# TDG Raspberry Wheel Seal Review



## Luke M (Jul 1, 2013)

I have recently been trying out a few products from TDG.
This is my review for their wheel sealant.


----------



## Brian1612 (Apr 5, 2015)

Really keen to try this!


----------



## Ads_ClioV6 (Apr 27, 2014)

Said how good it is.Unfortunately out of stock since December
A doddle too use,even easier than raceglaze and imo protects better against brake dust


----------



## Welshquattro1 (Dec 6, 2013)

Another good review. I totally agree with what you said in that for the money and easy of use it will be hard to beat if you don't want to use a coating. Have to thank Alex(ADSCLIOCUP) for pointing it out to me


----------



## Ads_ClioV6 (Apr 27, 2014)

Welshquattro1 said:


> Another good review. I totally agree with what you said in that for the money and easy of use it will be hard to beat if you don't want to use a coating. Have to thank Alex(ADSCLIOCUP) for pointing it out to me


 Problem I got is it smells do good,I'm using it too much.But I found it easily as good as swissvax autobahn for keeping wheels so easy to clean


----------



## Welshquattro1 (Dec 6, 2013)

Yes that's one thing about it,the smell! How often do you recoat?


----------



## Ads_ClioV6 (Apr 27, 2014)

Welshquattro1 said:


> Yes that's one thing about it,the smell! How often do you recoat?

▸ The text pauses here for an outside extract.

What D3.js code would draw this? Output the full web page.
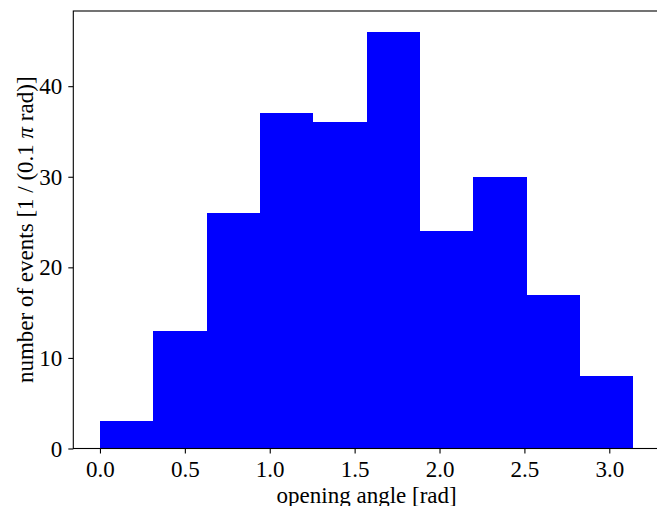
<!DOCTYPE html>
<html>
<head>
<meta charset="utf-8">
<script src="https://cdn.jsdelivr.net/npm/d3@7"></script>
<style>
  body { margin: 0; background: #fff; }
</style>
</head>
<body>
<svg id="chart" width="657" height="506"></svg>
<script>
// histogram of opening angles, 10 bins of width 0.1 pi
const binCounts = [3, 13, 26, 37, 36, 46, 24, 30, 17, 8];
const binEdges = [0, 0.1, 0.2, 0.3, 0.4, 0.5, 0.6, 0.7, 0.8, 0.9, 1.0].map(f => f * Math.PI);
const xTicks = [0.0, 0.5, 1.0, 1.5, 2.0, 2.5, 3.0];
const yTicks = [0, 10, 20, 30, 40];

const plotLeft = 73.3, plotRight = 660, plotTop = 11, plotBottom = 448.5;
const serif = "'Liberation Serif', 'Times New Roman', 'DejaVu Serif', serif";

const svg = d3.select("#chart");

// matplotlib style 5% margins on x, 5% headroom on y
const xPad = 0.05 * Math.PI;
const x = d3.scaleLinear().domain([-xPad, Math.PI + xPad]).range([plotLeft, plotRight]);
const y = d3.scaleLinear().domain([0, d3.max(binCounts) * 1.05]).range([plotBottom, plotTop]);

const bins = binCounts.map((c, i) => ({x0: binEdges[i], x1: binEdges[i + 1], n: c}));

svg.append("g")
  .selectAll("rect")
  .data(bins)
  .join("rect")
    .attr("x", d => x(d.x0))
    .attr("y", d => y(d.n))
    .attr("width", d => x(d.x1) - x(d.x0))
    .attr("height", d => y(0) - y(d.n))
    .attr("fill", "#0000ff")
    .attr("shape-rendering", "crispEdges");

const xAxis = svg.append("g")
  .attr("transform", `translate(0,${plotBottom})`)
  .call(d3.axisBottom(x).tickValues(xTicks).tickFormat(d3.format(".1f")).tickSizeOuter(0).tickSize(5).tickPadding(7));

const yAxis = svg.append("g")
  .attr("transform", `translate(${plotLeft},0)`)
  .call(d3.axisLeft(y).tickValues(yTicks).tickFormat(d3.format("d")).tickSizeOuter(0).tickSize(5).tickPadding(6));

[xAxis, yAxis].forEach(a => {
  a.attr("font-family", serif).attr("font-size", 23);
  a.selectAll("text").attr("fill", "#000");
  a.selectAll("line").attr("stroke", "#000").attr("stroke-width", 1.1);
  a.select(".domain").remove();
});
yAxis.selectAll("text").attr("dy", "0.33em");

// spines
svg.append("rect")
  .attr("x", plotLeft).attr("y", plotTop)
  .attr("width", plotRight - plotLeft).attr("height", plotBottom - plotTop)
  .attr("fill", "none").attr("stroke", "#000").attr("stroke-width", 1.1);

svg.append("text")
  .attr("x", (plotLeft + plotRight) / 2).attr("y", 503)
  .attr("text-anchor", "middle")
  .attr("font-family", serif).attr("font-size", 23)
  .text("opening angle [rad]");

const ylab = svg.append("text")
  .attr("transform", `translate(33,${(plotTop + plotBottom) / 2}) rotate(-90)`)
  .attr("text-anchor", "middle")
  .attr("font-family", serif).attr("font-size", 23);
ylab.append("tspan").text("number of events [1 / (0.1 ");
ylab.append("tspan").attr("font-style", "italic").text("π");
ylab.append("tspan").text(" rad)]");
</script>
</body>
</html>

 Been doing it weekly through winter,can't help as it's so easy.It's back in stock and on sale so ordered another 500ml with discount code TDG10 :lol:


----------



## chongo (Jun 7, 2014)

I've been using this for a while now and it's a bloody good wheel sealant, super easy to use and gives great protection. Need to get some more so thanks for the code mate.


----------



## funkydunk (Aug 16, 2016)

Excellent I just bought some because of the review on here


----------



## Kyle_241 (Nov 24, 2016)

Just bought 500ml for 10.69 delivered on sale, already have some good time to stock up :lol:


----------



## Luke M (Jul 1, 2013)

Glad you all like the review. Very gratifying to see it ordered based on my thoughts.


----------



## Demetrios72 (Jun 27, 2011)

Just ordered a bottle 

Rude not too 

Thanks for the review Luke :thumb:


----------



## JayMac (Sep 4, 2016)

I also just ordered a 500ml bottle of this after watching your review! Looks a great product and it is a great review!

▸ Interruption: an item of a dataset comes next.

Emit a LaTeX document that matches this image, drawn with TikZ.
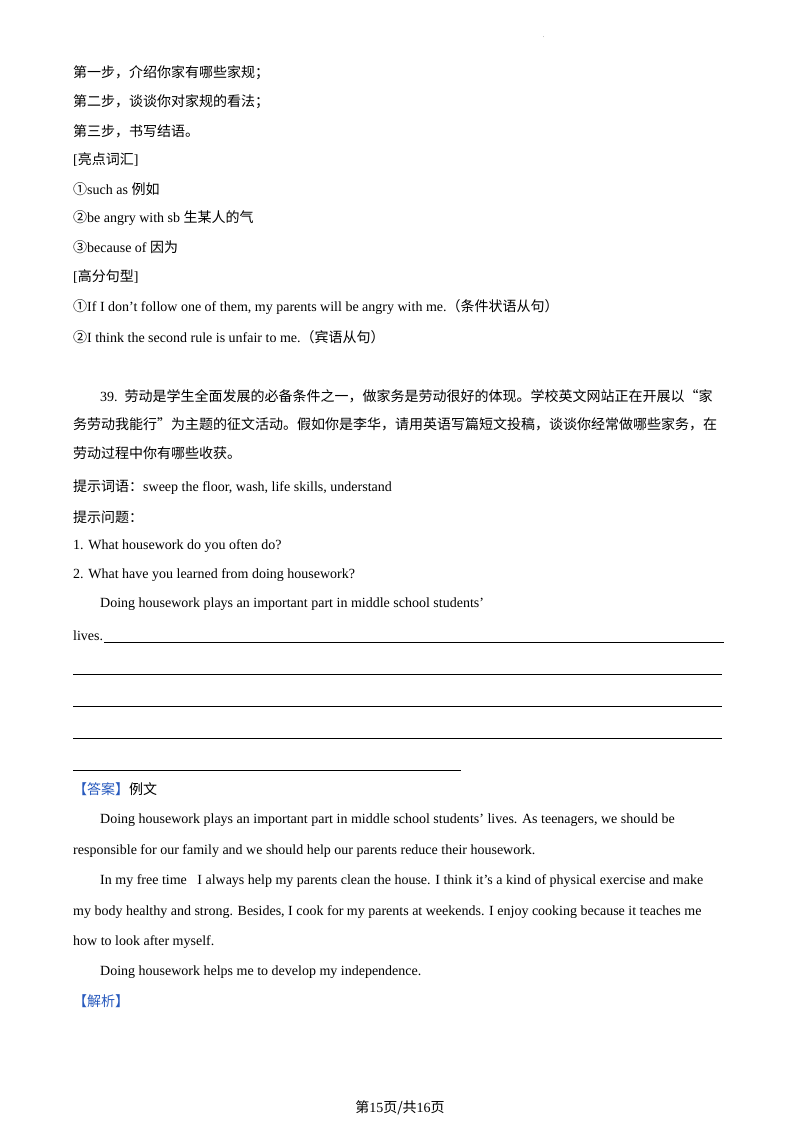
\documentclass[tikz,border=0pt]{standalone}
\usepackage{fontspec}
\setmainfont{Liberation Serif}
\newfontfamily\cjk{Noto Sans CJK SC}
\definecolor{ans}{RGB}{40,90,190}
\begin{document}
\begin{tikzpicture}[x=1pt,y=-1pt,
  t/.style={anchor=west,inner sep=0pt,font=\fontsize{14}{16}\selectfont},
  ul/.style={line width=0.6pt}]
\useasboundingbox[fill=white] (0,0) rectangle (800,1132);
\node[t,font=\tiny] (dot) at (543,37) {.};
\node[t] (a1) at (73,73) {\cjk 第一步，介绍你家有哪些家规；};
\node[t] (a2) at (73,102) {\cjk 第二步，谈谈你对家规的看法；};
\node[t] (a3) at (73,131) {\cjk 第三步，书写结语。};
\node[t] (a4) at (73,160) {[{\cjk 亮点词汇}]};
\node[t] (a5) at (73,189) {{\cjk ①}such as {\cjk 例如}};
\node[t] (a6) at (73,218) {{\cjk ②}be angry with sb {\cjk 生某人的气}};
\node[t] (a7) at (73,247) {{\cjk ③}because of {\cjk 因为}};
\node[t] (a8) at (73,277) {[{\cjk 高分句型}]};
\node[t] (a9) at (73,307) {{\cjk ①}If I don’t follow one of them, my parents will be angry with me.{\cjk （条件状语从句）}};
\node[t] (a10) at (73,337) {{\cjk ②}I think the second rule is unfair to me.{\cjk （宾语从句）}};
\node[t] (b1) at (100,396) {39.\ \ {\cjk 劳动是学生全面发展的必备条件之一，做家务是劳动很好的体现。学校英文网站正在开展以“家}};
\node[t] (b2) at (73,424) {\cjk 务劳动我能行”为主题的征文活动。假如你是李华，请用英语写篇短文投稿，谈谈你经常做哪些家务，在};
\node[t] (b3) at (73,453) {\cjk 劳动过程中你有哪些收获。};
\node[t] (b4) at (73,487) {{\cjk 提示词语：}sweep the floor, wash, life skills, understand};
\node[t] (b5) at (73,517) {\cjk 提示问题：};
\node[t] (b6) at (73,546) {1. What housework do you often do?};
\node[t] (b7) at (73,575) {2. What have you learned from doing housework?};
\node[t] (b8) at (100,604) {Doing housework plays an important part in middle school students’};
\node[t] (b9) at (73,636) {lives.};
\coordinate (l0) at (104,642); \coordinate (r0) at (724,642);
\draw[ul] (l0) -- (r0);
\foreach \yy in {674,706,738} { \draw[ul] (73,\yy) -- (722,\yy); }
\draw[ul] (73,770) -- (461,770);
\node[t] (c0) at (73,789) {{\cjk\color{ans}【答案】}{\cjk 例文}};
\node[t] (c2) at (100,820) {Doing housework plays an important part in middle school students’ lives. As teenagers, we should be};
\node[t] (c3) at (73,851) {responsible for our family and we should help our parents reduce their housework.};
\node[t] (c4) at (100,881) {In my free time\ \ \ I always help my parents clean the house. I think it’s a kind of physical exercise and make};
\node[t] (c5) at (73,912) {my body healthy and strong. Besides, I cook for my parents at weekends. I enjoy cooking because it teaches me};
\node[t] (c6) at (73,942) {how to look after myself.};
\node[t] (c7) at (100,972) {Doing housework helps me to develop my independence.};
\node[t] (c8) at (73,1001) {\cjk\color{ans}【解析】};
\node[t,anchor=center] (ft) at (400,1108) {{\cjk 第}15{\cjk 页/共}16{\cjk 页}};
\end{tikzpicture}
\end{document}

Sent from my iPhone using Tapatalk


----------



## ah234 (Nov 10, 2015)

Just got some too. Love the reviews Luke


----------



## Luke M (Jul 1, 2013)

ah234 said:


> Just got some too. Love the reviews Luke


Thank you kindly.


----------



## steve_07 (Apr 10, 2015)

How does this compare to the likes of wetcoat?


----------



## great gonzo (Nov 4, 2010)

Out of interest does the manufacturer quote durability?



Gonz.


----------



## Luke M (Jul 1, 2013)

great gonzo said:


> Out of interest does the manufacturer quote durability?
> 
> Gonz.


They say up to 12 weeks.


----------



## Luke M (Jul 1, 2013)

steve_07 said:


> How does this compare to the likes of wetcoat?


Can't comment I'm afraid. Never used wetcoat.


----------



## Brian1612 (Apr 5, 2015)

steve_07 said:


> How does this compare to the likes of wetcoat?

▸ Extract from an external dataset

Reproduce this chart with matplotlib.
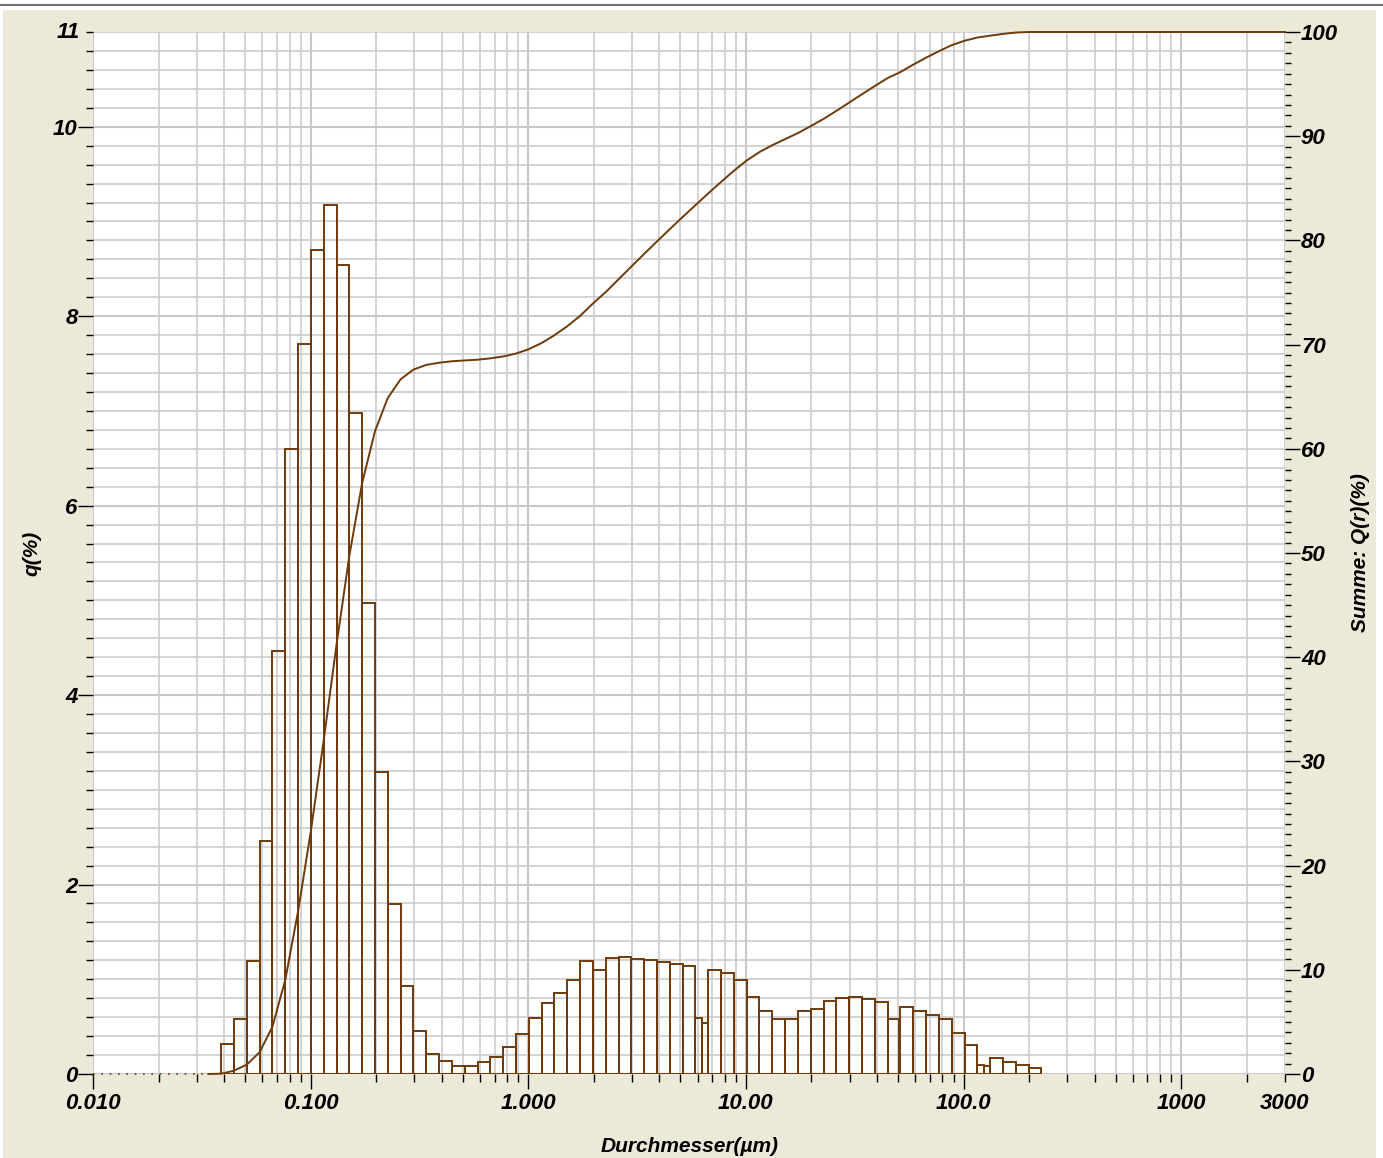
import numpy as np
import matplotlib
matplotlib.use("Agg")
import matplotlib.pyplot as plt
from matplotlib.patches import Rectangle
from matplotlib.lines import Line2D
from matplotlib.ticker import FixedLocator, FixedFormatter, MultipleLocator, NullFormatter
from matplotlib.transforms import blended_transform_factory, ScaledTranslation

# size classes (um): 93 geometric classes from 0.01 to 3000
n_classes = 93
class_edges = np.geomspace(0.01, 3000, n_classes + 1)

# q(%) per class, classes 10..73; three classes are drawn split in two
q_first_class = 10
split_classes = {47: 0.5, 62: 0.86, 69: 0.5}
q_values = [
    0.32, 0.58, 1.19, 2.46, 4.47, 6.60, 7.71, 8.70, 9.17, 8.54,   # 10-19
    6.98, 4.97, 3.19, 1.79, 0.93, 0.45, 0.21, 0.14, 0.08, 0.08,   # 20-29
    0.13, 0.18, 0.28, 0.42, 0.59, 0.75, 0.86, 0.99, 1.19, 1.10,   # 30-39
    1.22, 1.23, 1.21, 1.20, 1.18, 1.16, 1.14, 0.59, 0.54, 1.10,   # 40-48 (47 split)
    1.07, 0.99, 0.81, 0.66, 0.58, 0.58, 0.67, 0.69, 0.77, 0.80,   # 49-58
    0.81, 0.79, 0.76, 0.58, 0.17, 0.71, 0.67, 0.62, 0.58, 0.43,   # 59-67 (62 split)
    0.31, 0.10, 0.08, 0.17, 0.13, 0.10, 0.06,                     # 68-73 (69 split)
]

# cumulative Summe Q(r)(%) at class edges 9..74, then flat to 3000
cum_first_edge = 9
cum_values = [
    0.0, 0.03, 0.32, 0.90, 2.09, 4.55, 9.02, 15.62, 23.33, 32.03,
    41.20, 49.74, 56.72, 61.69, 64.88, 66.67, 67.60, 68.05, 68.26, 68.40,
    68.48, 68.55, 68.68, 68.86, 69.14, 69.56, 70.15, 70.90, 71.76, 72.75,
    73.94, 75.04, 76.26, 77.49, 78.70, 79.90, 81.08, 82.24, 83.38, 84.51,
    85.61, 86.68, 87.67, 88.48, 89.14, 89.72, 90.30, 90.97, 91.66, 92.43,
    93.23, 94.03, 94.82, 95.58, 96.16, 96.87, 97.54, 98.16, 98.74, 99.16,
    99.47, 99.65, 99.82, 99.95, 100.0, 100.0,
]

x_major = [0.01, 0.1, 1, 10, 100, 1000]
x_major_labels = ["0.010", "0.100", "1.000", "10.00", "100.0", "1000"]

BROWN = "#6E3A0A"
GRID = "#C8C8C8"
BEIGE = "#ECE9D8"
FONT = ["Liberation Sans", "DejaVu Sans"]
TICK_FS = 16
LABEL_FS = 15

plt.rcParams["font.family"] = FONT
plt.rcParams["font.weight"] = "bold"
plt.rcParams["font.style"] = "italic"

# bar geometry from the class edges
lefts, widths = [], []
for k in range(q_first_class, q_first_class + 64):
    lo, hi = class_edges[k], class_edges[k + 1]
    if k in split_classes:
        mid = lo * (hi / lo) ** split_classes[k]
        lefts += [lo, mid]
        widths += [mid - lo, hi - mid]
    else:
        lefts.append(lo)
        widths.append(hi - lo)
assert len(lefts) == len(q_values)

W, H = 1383, 1158
fig = plt.figure(figsize=(W / 100, H / 100), dpi=100, facecolor="white")
fig.patches.append(Rectangle((3 / W, 0), 1373 / W, 1 - 10 / H, transform=fig.transFigure,
                             facecolor=BEIGE, edgecolor="none", zorder=-10))
fig.lines.append(Line2D([0, 1], [1 - 5 / H] * 2, transform=fig.transFigure,
                        color="#6E6E6E", lw=1.5))

ax = fig.add_axes([93 / W, 1 - 1074 / H, 1192 / W, 1042 / H])
ax.set_facecolor("white")
ax.set_xscale("log")
ax.set_xlim(0.01, 3000)
ax.set_ylim(0, 11)
for s in ax.spines.values():
    s.set_visible(False)

# grid
ax.xaxis.set_major_locator(FixedLocator(x_major))
ax.xaxis.set_major_formatter(FixedFormatter(x_major_labels))
minor_x = [m * 10.0 ** e for e in range(-2, 3) for m in range(2, 10)] + [2000, 3000]
ax.xaxis.set_minor_locator(FixedLocator(minor_x))
ax.xaxis.set_minor_formatter(NullFormatter())
ax.yaxis.set_major_locator(FixedLocator([0, 2, 4, 6, 8, 10]))
ax.yaxis.set_minor_locator(MultipleLocator(0.2))
ax.set_axisbelow(True)
ax.grid(which="minor", color=GRID, lw=1.1)
ax.grid(which="major", color=GRID, lw=1.5)

ax.tick_params(axis="x", which="major", direction="out", length=10.5, width=1.0,
               color="black", pad=3, labelsize=TICK_FS)
ax.tick_params(axis="x", which="minor", direction="out", length=5.5, width=1.0, color="black")
ax.tick_params(axis="y", which="major", direction="out", length=10.5, width=1.0,
               color="black", pad=0.5, labelsize=TICK_FS)
ax.tick_params(axis="y", which="minor", direction="out", length=5, width=1.0, color="black")

tr_y = blended_transform_factory(ax.transAxes, ax.transData)
ax.text(-0.011, 11, "11", transform=tr_y, ha="right", va="center", fontsize=TICK_FS)
tr_x = blended_transform_factory(ax.transData, ax.transAxes) + \
    ScaledTranslation(0, -13.5 / 72, fig.dpi_scale_trans)
ax.text(3000, 0, "3000", transform=tr_x, ha="center", va="top", fontsize=TICK_FS)

# histogram
ax.bar(lefts, q_values, width=widths, align="edge", fill=False,
       edgecolor=BROWN, lw=1.4, zorder=3)
ax.plot([0.01, class_edges[cum_first_edge]], [0, 0], color=BROWN, lw=1.2,
        ls=(0, (1, 4)), zorder=3, clip_on=False)

# cumulative curve
ax2 = ax.twinx()
ax2.set_ylim(0, 100)
for s in ax2.spines.values():
    s.set_visible(False)
ax2.yaxis.set_major_locator(MultipleLocator(10))
ax2.yaxis.set_minor_locator(MultipleLocator(1))
ax2.tick_params(axis="y", which="major", direction="out", length=11, width=1.0,
                color="black", pad=0.5, labelsize=TICK_FS)
ax2.tick_params(axis="y", which="minor", direction="out", length=4.5, width=1.0, color="black")
cum_x = list(class_edges[cum_first_edge:cum_first_edge + len(cum_values)]) + [3000]
cum_y = cum_values + [100.0]
ax2.plot(cum_x, cum_y, color=BROWN, lw=1.4, clip_on=False, zorder=4)

fig.text(690 / W, 1 - 1147 / H, "Durchmesser(\u00b5m)", ha="center", va="center",
         fontsize=LABEL_FS)
fig.text(32 / W, 1 - 553 / H, "q(%)", ha="center", va="center", rotation=90,
         fontsize=LABEL_FS)
fig.text(1360 / W, 1 - 553 / H, "Summe: Q(r)(%)", ha="center", va="center",
         rotation=90, fontsize=LABEL_FS)

fig.savefig("out.png", dpi=100, facecolor=fig.get_facecolor())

Wet coat would be lucky to last a week on wheels as it's not very durable.


----------



## Ads_ClioV6 (Apr 27, 2014)

Forgot too mention.Had a email off TDG stating you can laayer the sealant straight away.Only thing and being a snob here,is would love a nicer label design but that's just me.My raceglaze sits at the back of the shelf since using this.


----------



## Luke M (Jul 1, 2013)

ADSCLIOCUP said:


> Forgot too mention.Had a email off TDG stating you can laayer the sealant straight away.Only thing and being a snob here,is would love a nicer label design but that's just me.My raceglaze sits at the back of the shelf since using this.


Didn't know about layering it. I'll have to try it:thumb:


----------



## steve_07 (Apr 10, 2015)

No 500ml left in stock


----------



## Kyle_241 (Nov 24, 2016)

Got my 500ml bottle today, but the liquid in side looks complete different to one on the website, plus I own 250ml and the liquid is same as the website display.
Any idea people?

image hosting 30 mb


----------



## Ads_ClioV6 (Apr 27, 2014)

Same here guessing changed the colour.I think pink looks better.Still smells the same will give Mike a message soon


----------



## Kyle_241 (Nov 24, 2016)

Yeah I don't mind the colour looks better, just curious if you know what I mean, it great stuff :thumb: I assumed they changed something, thanks for help


----------



## Ads_ClioV6 (Apr 27, 2014)

Hi nothing too worry about.It's the same formula but using a different colour.


----------



## Kyle_241 (Nov 24, 2016)

Thanks for the help mate, have good night :thumb:


----------